> _EXERCISE DESCRIPTION_
Leave out the pictures and set down exactly the lines from the start of the listing through the one with "const yMinorTicks = [1, 3, 5, 7, 9, 11];", both included.

> _INFORMATION SHOWN_
######

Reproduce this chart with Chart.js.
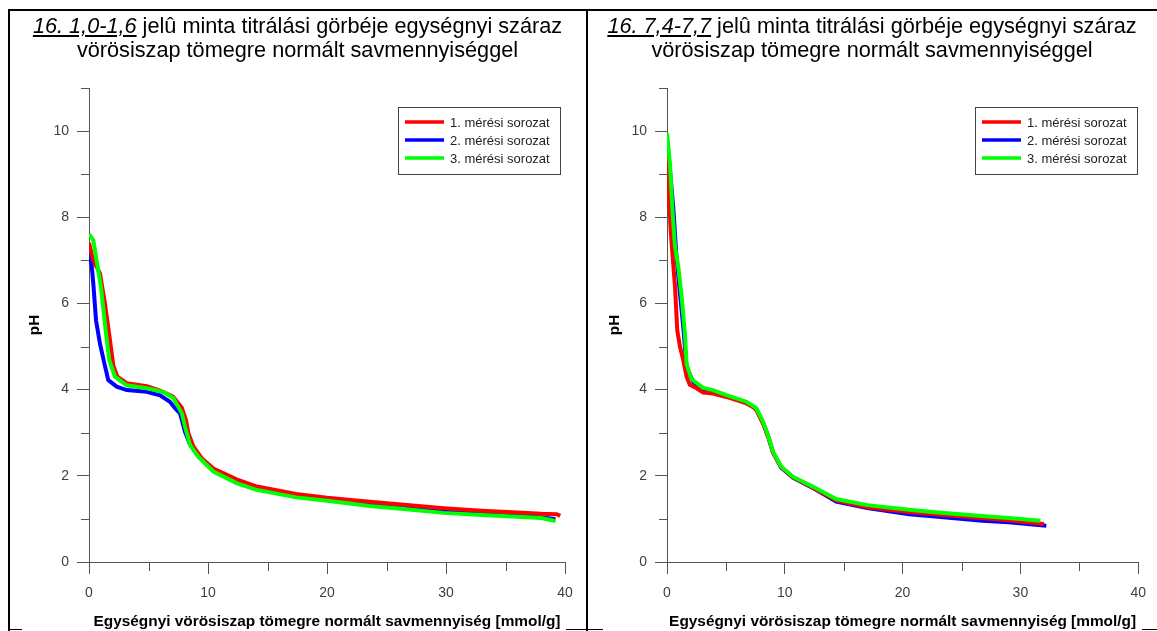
<!DOCTYPE html>
<html>
<head>
<meta charset="utf-8">
<script src="https://cdn.jsdelivr.net/npm/chart.js@4.4.0/dist/chart.umd.min.js"></script>
<style>
  html, body { margin: 0; padding: 0; background: #fff; }
  #wrap { position: relative; width: 1157px; height: 631px; overflow: hidden; font-family: "Liberation Sans", Arial, sans-serif; }
  canvas { position: absolute; top: 0; }
  .ln { position: absolute; background: #000; z-index: 5; }
  .title { position: absolute; top: 14px; text-align: center; font-size: 21.7px; line-height: 24px; color: #000; z-index: 6; white-space: nowrap; }
  .title u { font-style: italic; }
</style>
</head>
<body>
<div id="wrap">
  <canvas id="c1" width="587" height="631" style="left:0px"></canvas>
  <canvas id="c2" width="570" height="631" style="left:587px"></canvas>
  <div class="ln" style="left:8px;top:9px;width:1149px;height:2px"></div>
  <div class="ln" style="left:8px;top:9px;width:2px;height:622px"></div>
  <div class="ln" style="left:586px;top:9px;width:2px;height:622px"></div>
  <div class="ln" style="left:8px;top:629px;width:14px;height:1px"></div>
  <div class="ln" style="left:566px;top:629px;width:37px;height:1px"></div>
  <div class="ln" style="left:1142px;top:629px;width:15px;height:1px"></div>
  <div class="title" style="left:8px;width:579px"><u>16. 1,0-1,6</u> jelû minta titrálási görbéje egységnyi száraz<br>vörösiszap tömegre normált savmennyiséggel</div>
  <div class="title" style="left:587px;width:570px"><u>16. 7,4-7,7</u> jelû minta titrálási görbéje egységnyi száraz<br>vörösiszap tömegre normált savmennyiséggel</div>
</div>
<script>
// ---- data ----
const seriesLabels = ["1. mérési sorozat", "2. mérési sorozat", "3. mérési sorozat"];
const seriesColors = ["#ff0000", "#0000ff", "#00ff00"];
const xTitle = "Egységnyi vörösiszap tömegre normált savmennyiség [mmol/g]";
const yTitle = "pH";
const xMajorTicks = [0, 10, 20, 30, 40];
const xMinorTicks = [5, 15, 25, 35];
const yMajorTicks = [0, 2, 4, 6, 8, 10];
const yMinorTicks = [1, 3, 5, 7, 9, 11];

// left panel (16. 1,0-1,6)
const leftRedX   = [0, 0.36, 0.92, 1.34, 1.76, 2.05, 2.38, 3.17, 4.85, 5.97, 7.06, 7.8, 8.15, 8.35, 8.77, 9.47, 10.45, 12.4, 14, 17.4, 20, 23.6, 26, 29.8, 33, 36, 38, 39.3, 39.6];
const leftRedY   = [7.41, 7.0, 6.7, 6.0, 5.15, 4.55, 4.3, 4.15, 4.08, 3.98, 3.84, 3.58, 3.29, 2.99, 2.68, 2.41, 2.17, 1.92, 1.76, 1.58, 1.49, 1.40, 1.34, 1.25, 1.19, 1.15, 1.12, 1.11, 1.07];
const leftBlueX  = [0, 0.22, 0.36, 0.59, 0.92, 1.29, 1.62, 2.33, 3.17, 4.85, 5.97, 6.8, 7.23, 7.65, 8.07, 8.5, 9.2, 10.45, 12.4, 14, 17.4, 20, 23.6, 26, 29.8, 33, 36, 38, 39.2];
const leftBlueY  = [7.16, 6.89, 6.47, 5.61, 5.07, 4.61, 4.22, 4.07, 3.99, 3.95, 3.87, 3.72, 3.57, 3.45, 3.02, 2.72, 2.45, 2.12, 1.85, 1.70, 1.52, 1.44, 1.33, 1.26, 1.17, 1.11, 1.07, 1.04, 0.99];
const leftGreenX = [0, 0.36, 0.64, 1.0, 1.4, 1.7, 2.18, 3.17, 4.85, 6.25, 7.1, 7.5, 7.8, 8.07, 8.5, 9.2, 10.45, 12.4, 14, 17.4, 20, 23.6, 26, 29.8, 33, 36, 38, 39.2];
const leftGreenY = [7.61, 7.47, 7.0, 6.39, 5.38, 4.69, 4.3, 4.1, 4.03, 3.95, 3.80, 3.6, 3.45, 3.14, 2.71, 2.44, 2.1, 1.83, 1.68, 1.50, 1.42, 1.30, 1.24, 1.14, 1.09, 1.05, 1.02, 0.95];

// right panel (16. 7,4-7,7)
const rightRedX   = [0, 0.1, 0.31, 0.48, 0.68, 0.87, 1.1, 1.38, 1.66, 1.94, 2.51, 3.07, 3.91, 5.05, 6.74, 7.3, 7.58, 8.14, 8.57, 8.99, 9.7, 10.68, 12.37, 14.36, 17, 20.56, 23, 26.76, 29, 32];
const rightRedY   = [9.55, 8.98, 7.7, 7.08, 6.39, 5.38, 5.0, 4.69, 4.3, 4.11, 4.03, 3.93, 3.91, 3.83, 3.68, 3.6, 3.53, 3.22, 2.92, 2.54, 2.2, 1.97, 1.73, 1.43, 1.27, 1.16, 1.10, 1.02, 0.97, 0.88];
const rightBlueX  = [0, 0.25, 0.53, 0.8, 1.1, 1.4, 1.66, 2.22, 3.07, 3.91, 5.05, 6.74, 7.58, 8.14, 8.57, 8.99, 9.7, 10.68, 12.37, 14.36, 17, 20.56, 23, 26.76, 29, 32.2];
const rightBlueY  = [9.8, 9.1, 8.24, 7.1, 6.23, 5.4, 4.53, 4.18, 4.0, 3.96, 3.85, 3.7, 3.55, 3.24, 2.93, 2.55, 2.19, 1.96, 1.72, 1.40, 1.25, 1.11, 1.05, 0.96, 0.92, 0.84];
const rightGreenX = [0, 0.25, 0.48, 0.68, 0.96, 1.24, 1.52, 1.66, 2.09, 3.07, 3.91, 5.05, 6.74, 7.58, 8.14, 8.57, 8.99, 9.7, 10.68, 12.37, 14.36, 17, 20.56, 23, 26.76, 29, 31.7];
const rightGreenY = [9.95, 9.25, 8.09, 7.32, 6.85, 6.16, 5.31, 4.6, 4.24, 4.04, 3.99, 3.87, 3.72, 3.57, 3.26, 2.95, 2.56, 2.21, 1.98, 1.75, 1.46, 1.32, 1.21, 1.15, 1.07, 1.02, 0.96];

// ---- helpers ----
const zip = (xs, ys) => xs.map((x, i) => ({x: x, y: ys[i]}));
const FONT = '"Liberation Sans", Arial, sans-serif';
const AXIS = '#555555';

const minorTicksPlugin = {
  id: 'minorTicks',
  afterDraw(chart) {
    const ctx = chart.ctx, xs = chart.scales.x, ys = chart.scales.y;
    const ca = chart.chartArea;
    ctx.save();
    ctx.strokeStyle = AXIS; ctx.lineWidth = 1;
    ctx.beginPath();
    xMinorTicks.forEach(v => { const px = Math.round(xs.getPixelForValue(v)) + 0.5; ctx.moveTo(px, ca.bottom); ctx.lineTo(px, ca.bottom + 9); });
    yMinorTicks.forEach(v => { const py = Math.round(ys.getPixelForValue(v)) + 0.5; ctx.moveTo(ca.left - 8, py); ctx.lineTo(ca.left, py); });
    ctx.stroke();
    ctx.restore();
  }
};

const boxLegendPlugin = {
  id: 'boxLegend',
  afterDraw(chart, args, opts) {
    const ctx = chart.ctx;
    const b = opts.box;
    ctx.save();
    ctx.fillStyle = '#fff';
    ctx.fillRect(b.x, b.y, b.w, b.h);
    ctx.strokeStyle = '#444'; ctx.lineWidth = 1;
    ctx.strokeRect(b.x + 0.5, b.y + 0.5, b.w, b.h);
    ctx.font = '13px ' + FONT;
    ctx.textBaseline = 'middle';
    ctx.textAlign = 'left';
    chart.data.datasets.forEach((ds, i) => {
      const yy = b.y + 15 + i * 18;
      ctx.strokeStyle = ds.borderColor; ctx.lineWidth = 3.5;
      ctx.beginPath(); ctx.moveTo(b.x + 7, yy); ctx.lineTo(b.x + 46, yy); ctx.stroke();
      ctx.fillStyle = '#222';
      ctx.fillText(ds.label, b.x + 52, yy + 1);
    });
    ctx.restore();
  }
};

function makeChart(id, red, blue, green, pad, yWidth, legendBox) {
  const sets = [red, blue, green];
  const orders = [1, 2, 0];
  return new Chart(document.getElementById(id), {
    type: 'line',
    data: {
      datasets: sets.map((d, i) => ({
        label: seriesLabels[i],
        data: d,
        borderColor: seriesColors[i],
        backgroundColor: seriesColors[i],
        borderWidth: 4,
        pointRadius: 0,
        tension: 0,
        fill: false,
        order: orders[i]
      }))
    },
    options: {
      responsive: false,
      animation: false,
      events: [],
      layout: { padding: pad },
      plugins: {
        legend: { display: false },
        tooltip: { enabled: false },
        boxLegend: { box: legendBox }
      },
      scales: {
        x: {
          type: 'linear', min: 0, max: 40,
          afterBuildTicks: s => { s.ticks = xMajorTicks.map(v => ({value: v})); },
          afterFit: s => { s.height = 69; },
          grid: { display: true, drawOnChartArea: false, drawTicks: true, tickLength: 12, color: AXIS, lineWidth: 1 },
          border: { display: true, color: AXIS, width: 1 },
          ticks: { color: '#404040', font: { family: FONT, size: 14 }, padding: 11, maxRotation: 0 },
          title: { display: true, text: xTitle, color: '#000', font: { family: FONT, size: 15.4, weight: 'bold' }, padding: { top: 0, bottom: 0 } }
        },
        y: {
          type: 'linear', min: 0, max: 11,
          afterBuildTicks: s => { s.ticks = yMajorTicks.map(v => ({value: v})); },
          afterFit: s => { s.width = yWidth; },
          grid: { display: true, drawOnChartArea: false, drawTicks: true, tickLength: 12, color: AXIS, lineWidth: 1 },
          border: { display: true, color: AXIS, width: 1 },
          ticks: { color: '#404040', font: { family: FONT, size: 14 }, padding: 8 },
          title: { display: true, text: yTitle, color: '#000', font: { family: FONT, size: 15.4, weight: 'bold' }, padding: { top: 4, bottom: 4 } }
        }
      }
    },
    plugins: [minorTicksPlugin, boxLegendPlugin]
  });
}

makeChart('c1', zip(leftRedX, leftRedY), zip(leftBlueX, leftBlueY), zip(leftGreenX, leftGreenY),
  { left: 22, right: 22, top: 88, bottom: 0 }, 67, { x: 398, y: 107, w: 162, h: 67 });
makeChart('c2', zip(rightRedX, rightRedY), zip(rightBlueX, rightBlueY), zip(rightGreenX, rightGreenY),
  { left: 15, right: 15, top: 88, bottom: 0 }, 65, { x: 388, y: 107, w: 162, h: 67 });
</script>
</body>
</html>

######

> _EXPECTED ANSWER_
Reproduce this chart with Chart.js.
<!DOCTYPE html>
<html>
<head>
<meta charset="utf-8">
<script src="https://cdn.jsdelivr.net/npm/chart.js@4.4.0/dist/chart.umd.min.js"></script>
<style>
  html, body { margin: 0; padding: 0; background: #fff; }
  #wrap { position: relative; width: 1157px; height: 631px; overflow: hidden; font-family: "Liberation Sans", Arial, sans-serif; }
  canvas { position: absolute; top: 0; }
  .ln { position: absolute; background: #000; z-index: 5; }
  .title { position: absolute; top: 14px; text-align: center; font-size: 21.7px; line-height: 24px; color: #000; z-index: 6; white-space: nowrap; }
  .title u { font-style: italic; }
</style>
</head>
<body>
<div id="wrap">
  <canvas id="c1" width="587" height="631" style="left:0px"></canvas>
  <canvas id="c2" width="570" height="631" style="left:587px"></canvas>
  <div class="ln" style="left:8px;top:9px;width:1149px;height:2px"></div>
  <div class="ln" style="left:8px;top:9px;width:2px;height:622px"></div>
  <div class="ln" style="left:586px;top:9px;width:2px;height:622px"></div>
  <div class="ln" style="left:8px;top:629px;width:14px;height:1px"></div>
  <div class="ln" style="left:566px;top:629px;width:37px;height:1px"></div>
  <div class="ln" style="left:1142px;top:629px;width:15px;height:1px"></div>
  <div class="title" style="left:8px;width:579px"><u>16. 1,0-1,6</u> jelû minta titrálási görbéje egységnyi száraz<br>vörösiszap tömegre normált savmennyiséggel</div>
  <div class="title" style="left:587px;width:570px"><u>16. 7,4-7,7</u> jelû minta titrálási görbéje egységnyi száraz<br>vörösiszap tömegre normált savmennyiséggel</div>
</div>
<script>
// ---- data ----
const seriesLabels = ["1. mérési sorozat", "2. mérési sorozat", "3. mérési sorozat"];
const seriesColors = ["#ff0000", "#0000ff", "#00ff00"];
const xTitle = "Egységnyi vörösiszap tömegre normált savmennyiség [mmol/g]";
const yTitle = "pH";
const xMajorTicks = [0, 10, 20, 30, 40];
const xMinorTicks = [5, 15, 25, 35];
const yMajorTicks = [0, 2, 4, 6, 8, 10];
const yMinorTicks = [1, 3, 5, 7, 9, 11];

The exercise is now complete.